Bayangkan dengan kondisi saat ini yang hanya berselang hitungan detik dalam berkomunikasi. Bahkan sekarang bisa secara langsung bercakap-cakap dengan video call.
Banyak Cerita dalam Selembar Prangko
Menyadari prangko bekas mempunyai banyak tema dengan gambar yang menarik saya mulai tertarik untuk mengumpulkannya. Seminggu bisa bertambah 2 atau 4 prangko.
Lama kelamaan semakin banyak prangko yang dapat saya kumpulkan. Untuk menjaga agar tidak rusak maka saya tempatkan prangko koleksi saya di album khusus prangko.
Setelah puluhan tahun saya baru membukanya kembali kemarin. Banyak cerita yang dapat kita petik dari setiap lembar prangko.
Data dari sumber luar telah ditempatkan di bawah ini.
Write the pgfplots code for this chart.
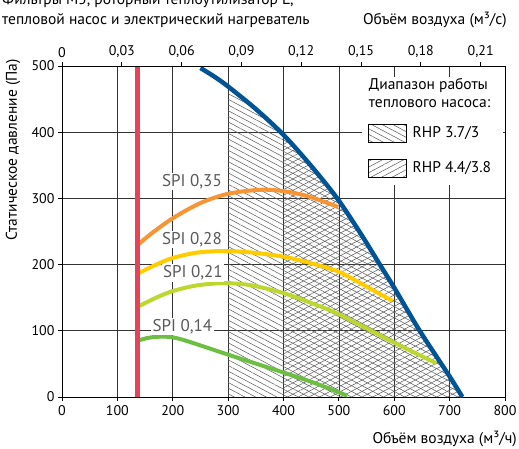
\documentclass[border=0pt]{standalone}
\usepackage{fontspec}
\setmainfont{PT Sans}
\usepackage{pgfplots}
\pgfplotsset{compat=1.18}
\usetikzlibrary{patterns.meta}
\definecolor{cred}{RGB}{232,65,90}
\definecolor{cblue}{RGB}{0,84,150}
\definecolor{corange}{RGB}{247,148,51}
\definecolor{cyellow}{RGB}{255,204,0}
\definecolor{clime}{RGB}{190,214,48}
\definecolor{cgreen}{RGB}{110,190,68}
\definecolor{cgray}{RGB}{88,89,91}
\tikzset{
  hatchA/.style={pattern={Lines[angle=-28,distance=5pt,line width=0.55pt]},pattern color=black!62},
  hatchB/.style={pattern={Lines[angle=28,distance=5pt,line width=0.55pt]},pattern color=black!62},
}
\begin{document}
\begin{tikzpicture}
\path[use as bounding box, clip] (-62pt,-51pt) rectangle (457pt,397pt);
\begin{axis}[
  scale only axis, width=443pt, height=331pt,
  xmin=0, xmax=800, ymin=0, ymax=500,
  xtick={0,100,...,800}, ytick={0,100,...,500},
  xtick pos=bottom, ytick pos=left,
  tick align=outside, major tick length=4pt,
  grid=major, grid style={draw=black!80, line width=0.7pt},
  axis line style={line width=0.8pt},
  tick style={black, line width=0.8pt},
  /pgf/number format/assume math mode=true,
  ticklabel style={font=\fontsize{14}{16}\selectfont},
  xticklabel style={yshift=-1pt},
  clip=true,
]
% heat pump operating ranges
\addplot[draw=none, hatchA] coordinates {(300,469)(350,435)(400,396)(450,349)(497,300)(540,246)(574,200)(600,165)(646,100)(700,31)(723,0)} \closedcycle;
\addplot[draw=none, hatchB] coordinates {(400,396)(450,349)(497,300)(540,246)(574,200)(600,165)(646,100)(700,31)(723,0)} \closedcycle;
% SPI curves
\addplot[corange, line width=4pt, smooth] coordinates {(136,229)(160,246)(200,270)(250,293)(300,307)(357,313)(400,311)(445,303)(499,287)};
\addplot[cyellow, line width=4pt, smooth] coordinates {(136,186)(170,200)(200,210)(243,218)(290,220.5)(340,218.5)(400,212)(450,202)(500,189)(556,164)(597,145)};
\addplot[clime, line width=4pt, smooth] coordinates {(136,136)(170,150)(200,160)(243,168.5)(291,172)(340,169)(400,157)(450,142)(500,125)(600,82)(676,51)};
\addplot[cgreen, line width=4pt, smooth] coordinates {(136,85)(160,90)(190,91)(220,86)(300,64)(400,37)(460,20)(515,2)};
% limits
\addplot[cblue, line width=4.5pt, smooth] coordinates {(250,497)(275,484)(300,469)(350,435)(400,396)(450,349)(497,300)(540,246)(574,200)(600,165)(646,100)(700,31)(723,0)};
\addplot[cred, line width=5pt] coordinates {(136,0)(136,498)};
% SPI labels
\begin{scope}[every node/.style={fill=white, inner sep=1.5pt, text=cgray, font=\fontsize{17}{19}\selectfont}]
\node at (axis cs:234.7,325.5) {SPI 0,35};
\node at (axis cs:234.7,238) {SPI 0,28};
\node at (axis cs:236.5,187) {SPI 0,21};
\node at (axis cs:217.5,106.5) {SPI 0,14};
\end{scope}
% legend
\fill[white] (axis cs:541.5,483) rectangle (axis cs:796,320);
\node[anchor=base west, font=\fontsize{15.5}{18}\selectfont, align=left, inner sep=0pt] at (axis cs:554,464) {Диапазон работы};
\node[anchor=base west, font=\fontsize{15.5}{18}\selectfont, align=left, inner sep=0pt] at (axis cs:554,438) {теплового насоса:};
\draw[line width=0.6pt, hatchA] (axis cs:554,412) rectangle (axis cs:621,385);
\draw[line width=0.6pt, hatchB] (axis cs:554,359.5) rectangle (axis cs:621,332);
\node[anchor=west, font=\fontsize{15.5}{18}\selectfont, inner sep=0pt] at (axis cs:633,399) {RHP 3.7/3};
\node[anchor=west, font=\fontsize{15.5}{18}\selectfont, inner sep=0pt] at (axis cs:633,346) {RHP 4.4/3.8};
\end{axis}
\begin{axis}[
  scale only axis, width=443pt, height=331pt,
  xmin=0, xmax=0.222222, ymin=0, ymax=500,
  axis x line*=top, hide y axis,
  xtick={0,0.03,0.06,0.09,0.12,0.15,0.18,0.21},
  xticklabels={0,{0,03},{0,06},{0,09},{0,12},{0,15},{0,18},{0,21}},
  tick align=outside, major tick length=4pt,
  axis line style={line width=0.8pt},
  tick style={black, line width=0.8pt},
  ticklabel style={font=\fontsize{14}{16}\selectfont},
  xticklabel style={yshift=1pt},
]
\end{axis}
\node[anchor=base west, font=\fontsize{15.5}{18}\selectfont, inner sep=0pt] at (-60pt,392pt) {Фильтры M5, роторный теплоутилизатор L,};
\node[anchor=base west, font=\fontsize{15.5}{18}\selectfont, inner sep=0pt] at (-60pt,372pt) {тепловой насос и электрический нагреватель};
\node[anchor=base east, font=\fontsize{15.5}{18}\selectfont, inner sep=0pt] at (445pt,372pt) {Объём воздуха (м³/с)};
\node[anchor=base east, font=\fontsize{15.5}{18}\selectfont, inner sep=0pt] at (455pt,-46pt) {Объём воздуха (м³/ч)};
\node[rotate=90, anchor=base east, font=\fontsize{15.5}{18}\selectfont, inner sep=0pt] at (-45pt,338pt) {Статическое давление (Па)};
\end{tikzpicture}
\end{document}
Bukan saja bagaimana kita mendapatkan prangko-prangko tersebut, tapi juga dari gambar-gambar yang terukir dalam setiap lembar prangko.
Memang prangko dicetak bukan sekedar untuk keperluan surat-menyurat tetapi kadangkala dimaksudkan untuk menandai suatu peristiwa penting tertentu. Bisa dibilang semacam prasasti.
Prangko yang dicetak secara reguler biasanya kepala negara. Saya sempat mempunyai prangko bergambar presiden Soekarno. Soeharto dan Gus Dur.Â
Presiden-presiden setelahnya saya tidak tahu apakah sudah diabadikan dalam prangko atau belum. Maklum sekarang komunikasi dengan model surat-menyurat sudah ditinggalkan orang.
Dalam prangko di atas kita bisa mendapatkan banyak cerita tentunya. Misalnya tentang harga prangko-prangko tersebut. Prangko bergambar presiden Soekarno harganya Rp.1, 00 (satu rupiah).
Harga prangko bergambar presiden Soeharto yang terbit tahun 1993 adalah Rp.150,00 (seratus lima puluh rupiah). Sementara prangko bergambar presiden K.H Abdurahman Wahid seharga Rp. 1.000, 00 (seribu rupiah).
Khusus prangko Gus Dur ada yang unik. Prangko dicetak tidak seperti biasanya. Ternyata ini juga pernah dilakukan oleh Pos dan Giro ketika menerbitkan prangko seri beragam flora sebagai salah satu kekayaan bangsa Indonesia.
Masih banyak cerita lain tentunya kalau kita mau mengulik cerita dari tiap lembar prangko. Ada lambang daerah untuk tiap-tiap provinsi (waktu itu masih 27), prangko seri pakain adat dan tarian adat dan masih banyak lagi seri-seri prangko yang diterbitkan oleh Pos dan Giro.
Barangkali ada baiknya juga belajar dari penerbitan prangko-prangko di atas (foto terakhir). Hasil-hasil pembangunan selalu disampaikan kepada masyarakat dengan sangat baik dengan menggunakan berbagai media komunikasi.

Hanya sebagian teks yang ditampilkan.